As for conservation of mass, from the pop sci article: "The only by-products are an obsidian-like glass used as a raw material for numerous applications, including bathroom tiles and high-strength asphalt, and a synthesis gas, or “syngas”—a mixture of primarily hydrogen and carbon monoxide that can be converted into a variety of marketable fuels, including ethanol, natural gas and hydrogen." So, presumably, all matter is accounted for.
I think then that this waste-to-energy system like in the GVRD link kamel gave is not carbon neutral. While it doesn't say specifically anything about CO2 emissions there must be some because it is just old fashioned combustion.

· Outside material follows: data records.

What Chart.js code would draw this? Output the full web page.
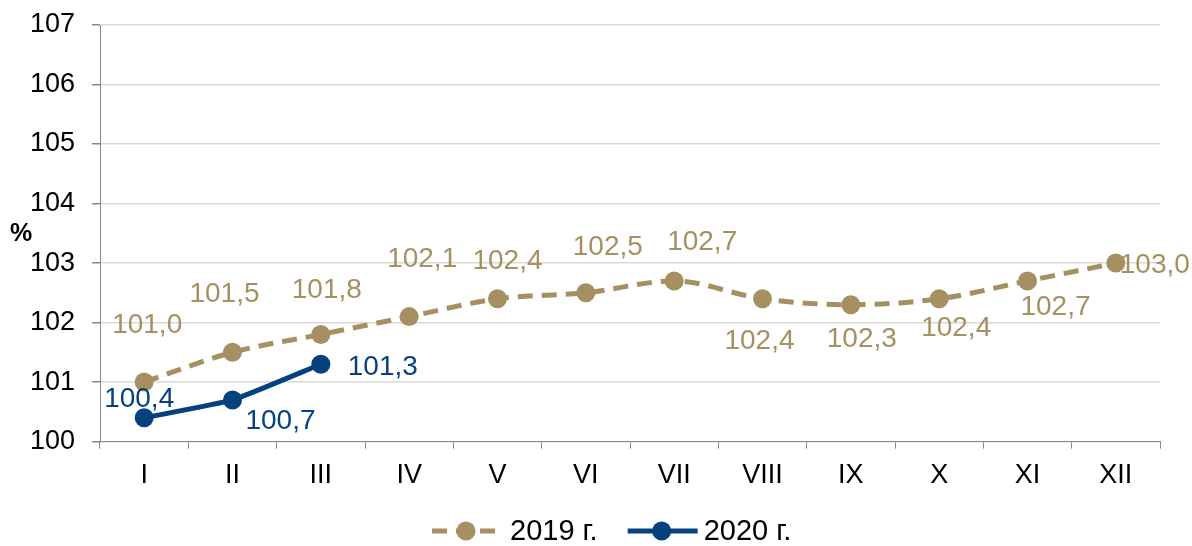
<!DOCTYPE html>
<html><head><meta charset="utf-8">
<script src="https://cdn.jsdelivr.net/npm/chart.js@4.4.0/dist/chart.umd.min.js"></script>
<style>html,body{margin:0;padding:0;background:#fff}#wrap{width:1192px;height:546px}</style>
</head><body><div id="wrap"><canvas id="c"></canvas></div>
<script>
const categories = ['I','II','III','IV','V','VI','VII','VIII','IX','X','XI','XII'];
const values2019 = [101.0,101.5,101.8,102.1,102.4,102.5,102.7,102.4,102.3,102.4,102.7,103.0];
const values2020 = [100.4,100.7,101.3];
const yTicks = [100,101,102,103,104,105,106,107];
const seriesNames = ['2019 г.','2020 г.'];

const C19 = '#A69061', C20 = '#05417F';
const FONT = '"Liberation Sans", Arial, sans-serif';
// label offsets (style only)
const off19 = [[3,-58],[-8,-59],[6,-45],[13,-58],[10,-38],[22,-47],[28,-40],[-3,42],[11,34],[17,29],[28,25],[39,1]];
const off20 = [[-5,-20],[48,20],[62,2]];

const labelPlugin = {
  id:'lbls',
  afterDatasetsDraw(chart){
    const ctx = chart.ctx;
    ctx.save();
    ctx.font = '28px ' + FONT;
    ctx.textAlign='center'; ctx.textBaseline='middle';
    [[0,C19,off19],[1,C20,off20]].forEach(([i,col,off])=>{
      const meta = chart.getDatasetMeta(i);
      meta.data.forEach((p,j)=>{
        const v = chart.data.datasets[i].data[j];
        ctx.fillStyle = col;
        ctx.fillText(v.toFixed(1).replace('.',','), p.x+off[j][0], p.y+off[j][1]+1);
      });
    });
    const ca = chart.chartArea;
    ctx.fillStyle='#000'; ctx.font='bold 25px ' + FONT;
    ctx.fillText('%', 21, (ca.top+ca.bottom)/2+1);

    // legend (line + marker + text)
    const ly = chart.height - 15;
    let x = 432;
    ctx.textAlign='left';
    ctx.font = '29px ' + FONT;
    chart.data.datasets.forEach((d,i)=>{
      const dashed = i===0;
      ctx.strokeStyle = d.borderColor; ctx.lineWidth = 5;
      ctx.setLineDash(dashed ? [15,9] : []);
      ctx.beginPath(); ctx.moveTo(x, ly); ctx.lineTo(x+(dashed?66:70), ly); ctx.stroke();
      ctx.setLineDash([]);
      ctx.fillStyle = d.borderColor;
      ctx.beginPath(); ctx.arc(x+34, ly, 9.5, 0, Math.PI*2); ctx.fill();
      const tx = x + (dashed ? 78 : 76);
      ctx.fillStyle = '#000';
      ctx.fillText(d.label, tx, ly+1);
      x = tx + ctx.measureText(d.label).width + 30;
    });
    ctx.restore();
  }
};

new Chart(document.getElementById('c'), {
  type:'line',
  data:{
    labels: categories,
    datasets:[
      {label:seriesNames[0], data:values2019, borderColor:C19, backgroundColor:C19, borderWidth:5, borderDash:[15,9], pointRadius:9.5, pointHoverRadius:9.5, pointBackgroundColor:C19, pointBorderWidth:0, tension:0.3, cubicInterpolationMode:'monotone'},
      {label:seriesNames[1], data:values2020, borderColor:C20, backgroundColor:C20, borderWidth:5, pointRadius:9.5, pointHoverRadius:9.5, pointBackgroundColor:C20, pointBorderWidth:0, tension:0.15}
    ]
  },
  options:{
    responsive:true, maintainAspectRatio:false, animation:false,
    layout:{padding:{top:25,right:32,left:0,bottom:43}},
    plugins:{ tooltip:{enabled:false}, legend:{display:false} },
    scales:{
      x:{offset:true,
        afterFit(s){ s.paddingLeft = 0; s.paddingRight = 0; },
        grid:{offset:true, drawOnChartArea:false, drawTicks:true, tickLength:7, color:'#888', tickColor:'#888'},
        border:{color:'#888', width:1},
        ticks:{color:'#000', padding:11, font:{size:27, family:FONT}}},
      y:{min:100, max:107,
        afterBuildTicks(s){ s.ticks = yTicks.map(v=>({value:v})); },
        afterFit(s){ s.width = 100; s.paddingTop = 0; s.paddingBottom = 0; },
        grid:{color:'#d9d9d9', lineWidth:1.5, tickLength:8, tickColor:'#888'},
        border:{color:'#888', width:1},
        ticks:{color:'#000', padding:17, font:{size:27, family:FONT}}}
    }
  },
  plugins:[labelPlugin]
});
</script></body></html>
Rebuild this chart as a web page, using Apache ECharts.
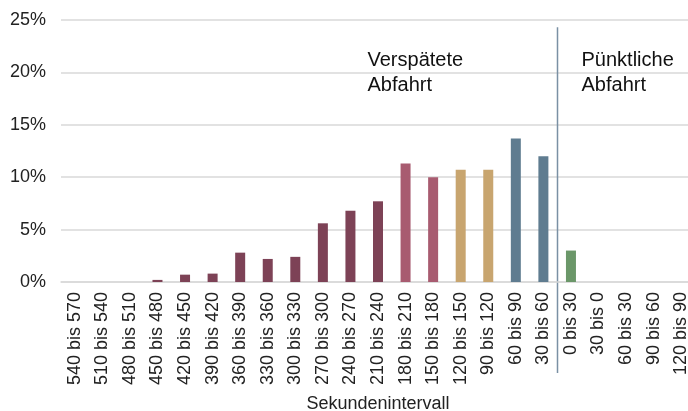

No, definitely not a carbon neutral process and CO2 emissions are conveniently kept off the 'what comes out' section in the GVRD link. Is there any tech being developed for industrial CO2 fixation?
Carbon monoxide? What? As if we aren't making enought of that already...sounds like a step in the wrong direction to me. Not that burying trash is necessarily the best solutio, but burning it so it gets spread around the atmosphere for us to breathe isn't too appealing to me.